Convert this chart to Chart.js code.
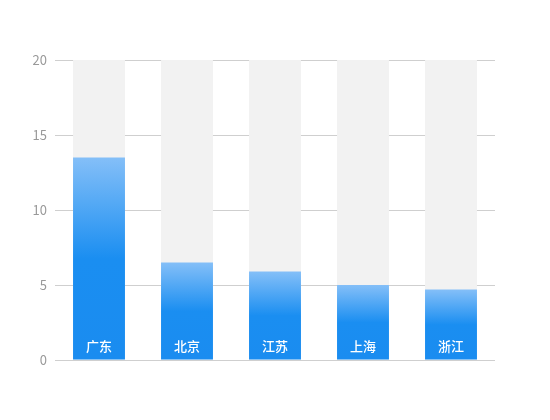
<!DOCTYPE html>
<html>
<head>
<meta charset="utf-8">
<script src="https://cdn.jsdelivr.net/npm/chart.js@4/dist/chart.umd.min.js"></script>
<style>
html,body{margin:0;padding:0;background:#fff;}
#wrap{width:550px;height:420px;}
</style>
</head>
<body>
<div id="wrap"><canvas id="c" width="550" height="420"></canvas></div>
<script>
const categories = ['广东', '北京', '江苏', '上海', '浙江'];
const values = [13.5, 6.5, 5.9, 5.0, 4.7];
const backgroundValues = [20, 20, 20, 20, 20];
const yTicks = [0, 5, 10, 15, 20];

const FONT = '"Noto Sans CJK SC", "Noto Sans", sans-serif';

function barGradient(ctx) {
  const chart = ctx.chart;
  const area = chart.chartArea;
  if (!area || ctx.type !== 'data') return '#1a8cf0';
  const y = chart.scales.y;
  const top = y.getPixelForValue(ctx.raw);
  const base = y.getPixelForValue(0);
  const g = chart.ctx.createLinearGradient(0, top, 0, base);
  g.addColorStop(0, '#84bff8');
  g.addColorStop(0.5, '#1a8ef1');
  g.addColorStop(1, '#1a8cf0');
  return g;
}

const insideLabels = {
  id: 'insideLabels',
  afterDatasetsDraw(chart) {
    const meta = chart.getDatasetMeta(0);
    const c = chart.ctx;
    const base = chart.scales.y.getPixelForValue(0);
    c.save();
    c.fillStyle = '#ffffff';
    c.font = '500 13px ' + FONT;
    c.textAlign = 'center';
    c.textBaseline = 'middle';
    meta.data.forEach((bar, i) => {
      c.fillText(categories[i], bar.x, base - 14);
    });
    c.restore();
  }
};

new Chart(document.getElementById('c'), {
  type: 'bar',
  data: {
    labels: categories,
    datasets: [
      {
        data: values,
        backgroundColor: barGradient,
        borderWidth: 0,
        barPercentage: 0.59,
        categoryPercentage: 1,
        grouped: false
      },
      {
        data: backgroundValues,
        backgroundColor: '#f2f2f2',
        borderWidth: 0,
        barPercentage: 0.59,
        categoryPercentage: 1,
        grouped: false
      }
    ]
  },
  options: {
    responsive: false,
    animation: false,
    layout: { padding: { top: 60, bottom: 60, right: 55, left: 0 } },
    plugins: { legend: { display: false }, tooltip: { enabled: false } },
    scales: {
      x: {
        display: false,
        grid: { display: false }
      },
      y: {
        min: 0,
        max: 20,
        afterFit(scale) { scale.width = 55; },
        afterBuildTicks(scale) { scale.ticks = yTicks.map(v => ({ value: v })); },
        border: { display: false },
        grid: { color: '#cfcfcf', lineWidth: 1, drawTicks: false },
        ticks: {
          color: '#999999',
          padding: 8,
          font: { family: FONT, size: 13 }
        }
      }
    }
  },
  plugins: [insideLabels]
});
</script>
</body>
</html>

...

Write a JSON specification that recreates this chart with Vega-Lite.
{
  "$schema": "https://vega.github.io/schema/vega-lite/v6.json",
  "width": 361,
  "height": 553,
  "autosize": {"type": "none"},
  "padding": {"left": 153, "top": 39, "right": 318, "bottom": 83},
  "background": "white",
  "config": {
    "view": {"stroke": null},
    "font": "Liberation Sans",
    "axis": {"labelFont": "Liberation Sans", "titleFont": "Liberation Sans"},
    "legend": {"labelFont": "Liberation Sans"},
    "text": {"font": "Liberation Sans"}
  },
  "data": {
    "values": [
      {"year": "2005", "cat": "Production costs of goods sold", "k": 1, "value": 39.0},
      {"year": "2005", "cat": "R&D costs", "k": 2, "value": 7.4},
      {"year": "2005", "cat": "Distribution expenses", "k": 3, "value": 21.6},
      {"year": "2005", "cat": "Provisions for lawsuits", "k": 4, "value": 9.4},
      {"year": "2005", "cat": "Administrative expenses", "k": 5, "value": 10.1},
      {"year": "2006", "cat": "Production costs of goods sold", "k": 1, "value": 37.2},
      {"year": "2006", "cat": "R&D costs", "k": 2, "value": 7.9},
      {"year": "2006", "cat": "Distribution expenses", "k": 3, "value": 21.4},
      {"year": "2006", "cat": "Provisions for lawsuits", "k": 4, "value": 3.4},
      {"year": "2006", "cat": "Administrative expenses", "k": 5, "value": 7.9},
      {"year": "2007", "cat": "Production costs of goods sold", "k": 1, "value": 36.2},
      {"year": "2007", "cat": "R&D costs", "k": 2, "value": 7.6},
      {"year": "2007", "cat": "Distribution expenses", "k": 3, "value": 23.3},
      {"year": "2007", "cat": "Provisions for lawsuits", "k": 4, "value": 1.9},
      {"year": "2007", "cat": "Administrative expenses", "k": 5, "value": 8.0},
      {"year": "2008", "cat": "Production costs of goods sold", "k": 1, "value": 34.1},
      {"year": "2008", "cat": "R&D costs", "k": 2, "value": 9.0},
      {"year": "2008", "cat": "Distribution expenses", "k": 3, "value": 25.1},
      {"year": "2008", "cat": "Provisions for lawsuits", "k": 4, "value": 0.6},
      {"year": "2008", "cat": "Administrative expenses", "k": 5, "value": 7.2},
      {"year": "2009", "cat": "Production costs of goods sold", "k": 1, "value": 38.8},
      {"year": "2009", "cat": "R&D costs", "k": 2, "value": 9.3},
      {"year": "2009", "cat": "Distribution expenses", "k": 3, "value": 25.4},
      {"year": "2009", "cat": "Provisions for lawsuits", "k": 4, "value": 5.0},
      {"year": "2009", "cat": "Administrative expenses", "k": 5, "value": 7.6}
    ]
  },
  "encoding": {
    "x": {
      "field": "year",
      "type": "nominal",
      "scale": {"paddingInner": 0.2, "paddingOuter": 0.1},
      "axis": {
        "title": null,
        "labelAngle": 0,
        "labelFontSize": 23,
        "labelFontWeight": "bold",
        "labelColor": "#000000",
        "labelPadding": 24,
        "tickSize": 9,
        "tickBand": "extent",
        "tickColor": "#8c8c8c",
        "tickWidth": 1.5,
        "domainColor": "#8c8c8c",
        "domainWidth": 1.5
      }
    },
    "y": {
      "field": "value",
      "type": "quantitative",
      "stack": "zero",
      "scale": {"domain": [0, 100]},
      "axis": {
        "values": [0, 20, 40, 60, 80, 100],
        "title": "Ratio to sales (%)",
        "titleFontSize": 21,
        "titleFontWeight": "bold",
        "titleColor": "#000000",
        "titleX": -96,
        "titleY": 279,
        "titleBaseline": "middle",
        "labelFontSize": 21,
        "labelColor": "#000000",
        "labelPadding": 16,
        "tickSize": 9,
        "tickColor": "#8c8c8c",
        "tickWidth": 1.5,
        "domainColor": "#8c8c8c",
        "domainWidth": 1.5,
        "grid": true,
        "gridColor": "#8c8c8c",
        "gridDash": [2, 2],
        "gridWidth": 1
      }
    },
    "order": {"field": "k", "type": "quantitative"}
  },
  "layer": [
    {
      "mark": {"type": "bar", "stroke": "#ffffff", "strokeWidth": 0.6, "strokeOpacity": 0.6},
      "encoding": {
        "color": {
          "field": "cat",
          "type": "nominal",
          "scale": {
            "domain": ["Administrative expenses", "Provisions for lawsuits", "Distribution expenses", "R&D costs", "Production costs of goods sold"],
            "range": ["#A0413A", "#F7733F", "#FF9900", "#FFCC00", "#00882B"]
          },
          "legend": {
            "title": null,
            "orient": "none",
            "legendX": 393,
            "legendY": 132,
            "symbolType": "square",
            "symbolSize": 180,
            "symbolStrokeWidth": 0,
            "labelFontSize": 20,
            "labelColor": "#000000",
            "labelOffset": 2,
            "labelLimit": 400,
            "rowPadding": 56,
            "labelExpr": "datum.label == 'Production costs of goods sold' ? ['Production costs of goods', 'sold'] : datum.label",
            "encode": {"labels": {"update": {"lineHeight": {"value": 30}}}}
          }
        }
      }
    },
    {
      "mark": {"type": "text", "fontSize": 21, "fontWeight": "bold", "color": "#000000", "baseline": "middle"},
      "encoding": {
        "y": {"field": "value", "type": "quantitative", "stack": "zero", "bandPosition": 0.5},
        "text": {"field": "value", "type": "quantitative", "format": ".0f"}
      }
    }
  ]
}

• [Aim of the exercise] Show all lines from the records above where the word "this" occurs.

• [Answer to the exercise]
Convert this chart to Chart.js code.
Write a JSON specification that recreates this chart with Vega-Lite.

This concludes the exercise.